With Saracens fully immersed in the business end of the campaign, Kruis believes this season could prove pivotal in sealing the north London club’s authority as the dominant force in English club rugby.

“To follow international success with domestic success would be epic,” Kruis, who along with fellow lock Maro Itoje yesterday extended his Saracens contract until the summer of 2019, told City A.M.

LEARNING STAGE

“When you come off the back of a successful campaign like the Six Nations, it gives you a lot of confidence.

“Last year, winning the Premiership was just an unbelievable feeling after losing it the year before [against Northampton] in the final stages.

“You spend the majority of time with your club and have some unbelievable friendships there. We’ve been together as a group for so long that these sorts of things matter so much to us. We’ve done our learning curve and I think we’ve now got the confidence and the squad to go and do it again.

“It’s another year down the line. The base of our team has been there for the last four or five years and we’ve gone through that learning. If you look at the successful teams which have a legacy, they’ve all been through this learning stage. For us we’ve had some hard days, but we’ve got the experience and players to do it.”

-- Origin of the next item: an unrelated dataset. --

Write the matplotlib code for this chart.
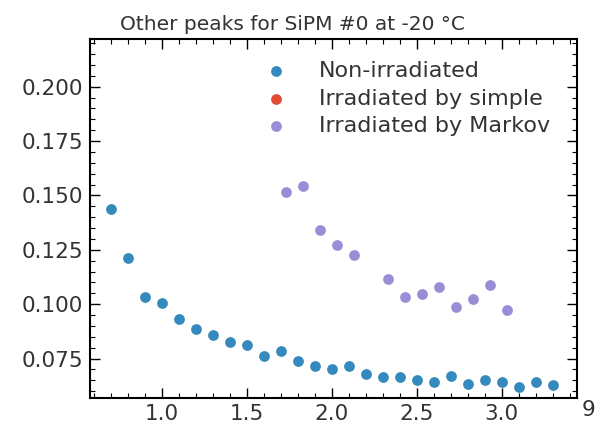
import matplotlib
matplotlib.use("Agg")
import matplotlib.pyplot as plt
from matplotlib.ticker import MultipleLocator

# Non-irradiated
x_non = [0.7, 0.8, 0.9, 1.0, 1.1, 1.2, 1.3, 1.4, 1.5, 1.6, 1.7, 1.8, 1.9, 2.0,
         2.1, 2.2, 2.3, 2.4, 2.5, 2.6, 2.7, 2.8, 2.9, 3.0, 3.1, 3.2, 3.3]
y_non = [0.1436, 0.1213, 0.1032, 0.1007, 0.0932, 0.0886, 0.0856, 0.0825, 0.0812,
         0.0763, 0.0786, 0.0740, 0.0717, 0.0702, 0.0717, 0.0679, 0.0664, 0.0666,
         0.0651, 0.0642, 0.0669, 0.0634, 0.0651, 0.0644, 0.0621, 0.0644, 0.0628]

# Irradiated by simple (no points shown)
x_simple = []
y_simple = []

# Irradiated by Markov
x_markov = [1.73, 1.83, 1.93, 2.03, 2.13, 2.33, 2.43, 2.53, 2.63, 2.73, 2.83, 2.93, 3.03]
y_markov = [0.1518, 0.1543, 0.1343, 0.1273, 0.1228, 0.1116, 0.1032, 0.1047,
            0.1078, 0.0985, 0.1024, 0.1086, 0.0971]

title = "Other peaks for SiPM #0 at -20 °C"

fig = plt.figure(figsize=(5.95, 4.29), dpi=100)
ax = fig.add_axes([90/595, 1 - 398.3/429, (577 - 90)/595, (398.3 - 39.3)/429])

ax.scatter(x_non, y_non, s=60, color="#348ABD", linewidths=0, label="Non-irradiated")
ax.scatter(x_simple, y_simple, s=60, color="#E24A33", linewidths=0, label="Irradiated by simple")
ax.scatter(x_markov, y_markov, s=60, color="#988ED5", linewidths=0, label="Irradiated by Markov")

ax.set_xlim(0.578, 3.443)
ax.set_ylim(0.0567, 0.2218)
ax.xaxis.set_major_locator(MultipleLocator(0.5))
ax.xaxis.set_minor_locator(MultipleLocator(0.1))
ax.yaxis.set_major_locator(MultipleLocator(0.025))
ax.yaxis.set_minor_locator(MultipleLocator(0.005))
ax.tick_params(which="both", direction="in", top=True, right=True,
               labelsize=15.5, labelcolor="#333333")
ax.tick_params(axis="x", pad=4)
ax.tick_params(axis="y", pad=5)
ax.tick_params(which="major", length=7, width=1)
ax.tick_params(which="minor", length=3.5, width=0.8)
for sp in ax.spines.values():
    sp.set_linewidth(1.5)

# title sits left of the axes centre in the reference
ax.set_title(title, fontsize=14.5, color="#333333", pad=7, x=(292.5 - 90) / 487)

leg = ax.legend(loc="upper right", bbox_to_anchor=(0.985, 0.995), frameon=False,
                fontsize=16, handletextpad=0.9, labelspacing=0.34, markerscale=1.0)
for t in leg.get_texts():
    t.set_color("#333333")

fig.text(582/595, 1 - 410/429, "9", fontsize=15.5, color="#333333", va="center", ha="left")

fig.savefig("out.png", dpi=100)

Having fallen at the final hurdle in both the Premiership and Heineken Cup finals in 2014, Saracens took huge inspiration from NBA outfit San Antonio Spurs last term.

STONECUTTER

The Spurs bounced back from defeat in 2013 to be crowned NBA champions 12 months later by beating Miami Heat – outscoring their rivals by the largest average points differential in finals history.

A mantra adopted by Sarries stemmed from a stonecutter hammering at a piece of rock, which cracks at the 101st attempt, although the previous 100 blows are deemed just as vital to its shattering.

“For us, it’ still about pounding that rock,” added Kruis. “It’s interesting, you look at what they [San Antonio Spurs] went through and the heartbreak that they suffered initially, now they are creating the legacy that we talk about.

“Creating a legacy is massive for us, we need it and we want it. We want to pull it off. Like any team, we want to reach our goals and we want to be the best we can as a club.

“We have got an environment which has England players in it, and produces players that make a difference. We want to play to the best of our abilities and hopefully win trophies.”

WEMBLEY

Sarries have already secured a Premiership play-off spot, while victory over Harlequins would boost their hopes of a home semi-final tie – Mark McCall’s side sit five points ahead of third-placed Wasps with three games of the regular season remaining.

Departing director of rugby Conor O’ Shea has described the clash as “do or die” for sixth-placed Quins, who are five points adrift of Leicester Tigers and a place in the top four.

Quins beat Saracens at Wembley in March 2012, although the Men in Black have an impressive historical record at the national stadium, losing just three of 12 matches.

“With a lot riding on it, the stakes have certainly been raised,” said Kruis.

“We’ve got a chance to secure a home semi-final this year so it’s a massive game for us. We all know it’s a massive occasion.

“We’ve played a lot of matches in the past at Wembley, big games, so it’s almost like a home from home.

“We’re part of a pretty special bunch that gets to play there. It’s one of the best stadiums in the world, so it’s a real privilege, but that means nothing if we don’t turn up and perform.”